La conversazione di Levant con il funzionario della Royal Bank, offerta in prime time ai telespettatori americani, ha svelato un sistema simile al “redlining” bancario, e inquietantemente affine al sistema di crediti sociali in vigore in Cina. Proprio con Pechino, la Canada Royal Bank intrattiene da anni un consolidato rapporto di affari. Il redlining, invece, è una pratica discriminatoria vigente in molti istituti di credito che consiste nell’erogare servizi finanziari, tra cui mutui, prestiti e assicurazioni, solo ai clienti residenti in determinati quartieri, sulla base di una valutazione unicamente etnica o razziale. Nel caso della banca canadese, il diniego al mutuo sarebbe stato di natura esclusivamente ideologica e politica. Legato all’imbarazzo dell’istituto di finanziare l’attività imprenditoriale di una testata giornalistica sgradita al premier.
“Discriminare qualcuno per le sue convizioni politiche è ancora illegale in America?” – si è chiesto Sean Duffy, conduttore di Fox, già membro del Congresso e avvocato – “Quando puoi essere bannato da Twitter e da Facebook per le tue idee, buttato fuori da internet come accaduto alla piattaforma “Parler”, estromesso nella raccolta di fondi da “WePay”, quale potrebbe essere il prossimo passo della discriminazione in questo Paese? Il Canada può darci un’anticipazione del futuro”.

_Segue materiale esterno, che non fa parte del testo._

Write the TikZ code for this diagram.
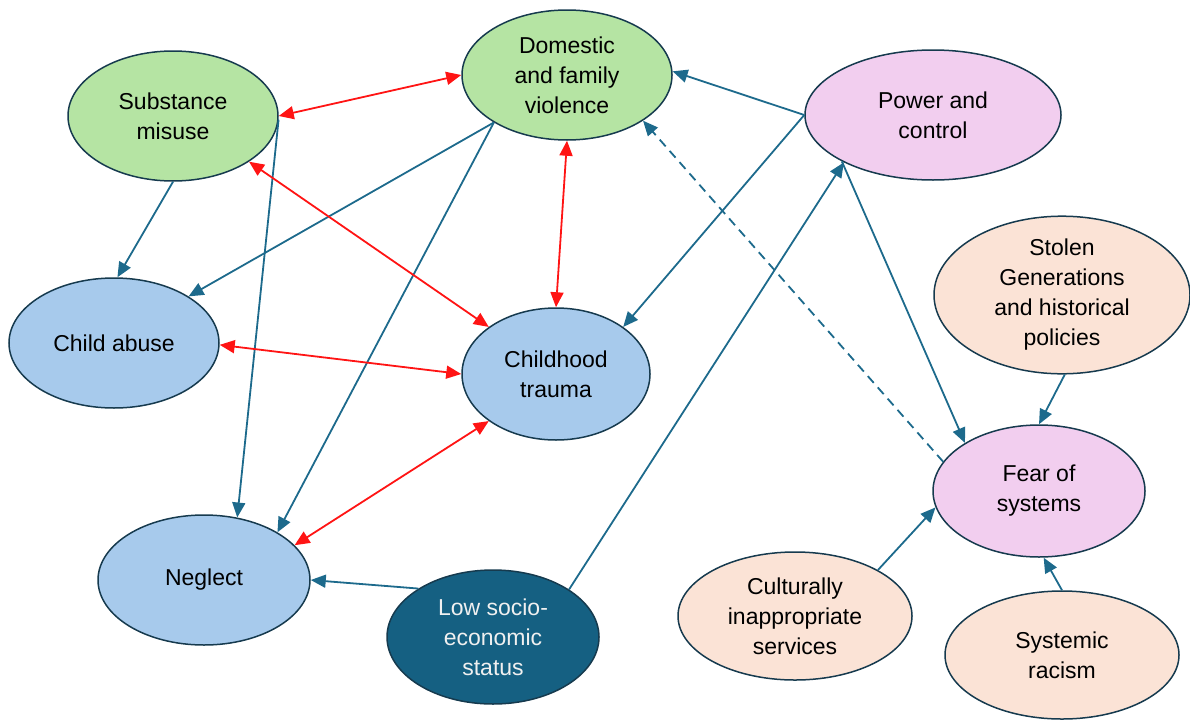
\documentclass[tikz,border=0pt]{standalone}
\usepackage{fontspec}
\setmainfont{Liberation Sans}
\usetikzlibrary{shapes.geometric,arrows.meta}
\definecolor{bordc}{RGB}{22,58,78}
\definecolor{arrc}{RGB}{29,106,140}
\definecolor{redc}{RGB}{255,20,20}
\definecolor{greenf}{RGB}{181,228,163}
\definecolor{bluef}{RGB}{167,202,236}
\definecolor{purplef}{RGB}{242,206,239}
\definecolor{peachf}{RGB}{251,227,214}
\definecolor{tealf}{RGB}{21,96,130}
\begin{document}
\begin{tikzpicture}[x=1pt,y=-1pt,
  el/.style={ellipse, draw=bordc, line width=1.5pt, inner sep=0pt, align=center,
    font=\fontsize{23}{30}\selectfont},
  arr/.style={draw=arrc, line width=1.8pt, -{Triangle[length=15pt,width=13pt]}},
  dconn/.style={draw=redc, line width=1.8pt, {Triangle[length=15pt,width=13pt]}-{Triangle[length=15pt,width=13pt]}}]
\useasboundingbox (0,0) rectangle (1190,720);

\node[el, fill=greenf, minimum width=210pt, minimum height=130pt] (sm) at (173,116) {Substance\\misuse};
\node[el, fill=greenf, minimum width=210pt, minimum height=130pt] (dfv) at (567,75) {Domestic\\and family\\violence};
\node[el, fill=purplef, minimum width=256pt, minimum height=130pt] (pc) at (933,115) {Power and\\control};
\node[el, fill=bluef, minimum width=210pt, minimum height=130pt] (ca) at (114,343) {Child abuse};
\node[el, fill=bluef, minimum width=188pt, minimum height=132pt] (ct) at (556,374) {Childhood\\trauma};
\node[el, fill=peachf, minimum width=256pt, minimum height=130pt] (sg) at (1062,295) {Stolen\\Generations\\and historical\\policies};
\node[el, fill=purplef, minimum width=212pt, minimum height=132pt] (fs) at (1039,491) {Fear of\\systems};
\node[el, fill=bluef, minimum width=212pt, minimum height=130pt] (ng) at (204,580) {Neglect};
\node[el, fill=tealf, text={rgb,255:red,240;green,240;blue,240}, minimum width=212pt, minimum height=134pt] (ls) at (493,637) {Low socio-\\economic\\status};
\node[el, fill=peachf, minimum width=234pt, minimum height=128pt] (ci) at (795,616) {Culturally\\inappropriate\\services};
\node[el, fill=peachf, minimum width=234pt, minimum height=128pt] (sr) at (1062,655) {Systemic\\racism};

% blue connectors
\draw[arr] (sm.-90) -- (ca.87);
\draw[arr] (sm.-2) -- (ng.62);
\draw[arr] (dfv.213) -- (ca.32);
\draw[arr] (dfv.213) -- (ng.33);
\draw[arr] (pc.180) -- (dfv.2);
\draw[arr] (pc.180) -- (ct.35);
\draw[arr] (pc.207) -- (fs.147);
\draw[arr, dash pattern=on 9pt off 6pt] (fs.163) -- (dfv.-31);
\draw[arr] (ls.32) -- (pc.208);
\draw[arr] (ls.147) -- (ng.0);
\draw[arr] (sg.-88) -- (fs.90);
\draw[arr] (ci.29.5) -- (fs.189);
\draw[arr] (sr.90) -- (fs.-86.5);

% red double connectors
\draw[dconn] (sm.0) -- (dfv.180);
\draw[dconn] (sm.-31) -- (ct.145);
\draw[dconn] (dfv.-90) -- (ct.90);
\draw[dconn] (ca.-1) -- (ct.180);
\draw[dconn] (ct.215) -- (ng.21);
\end{tikzpicture}
\end{document}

Ma occhio anche all’Italia. Attenzione a non distruggere, magari col pretesto delle strabordanti normative anti-Covid, ogni tutela della nostra privacy. La tentazione (e la pressione) è già da tempo molto forte. Ma la protezione dei nostri dati sensibili è forse l’unica/ultima polizza di assicurazione che abbiamo contro ogni (im)prevedibile abuso. Politici ed editori, così come i loro finanziatori, farebbero bene ad anticipare il futuro.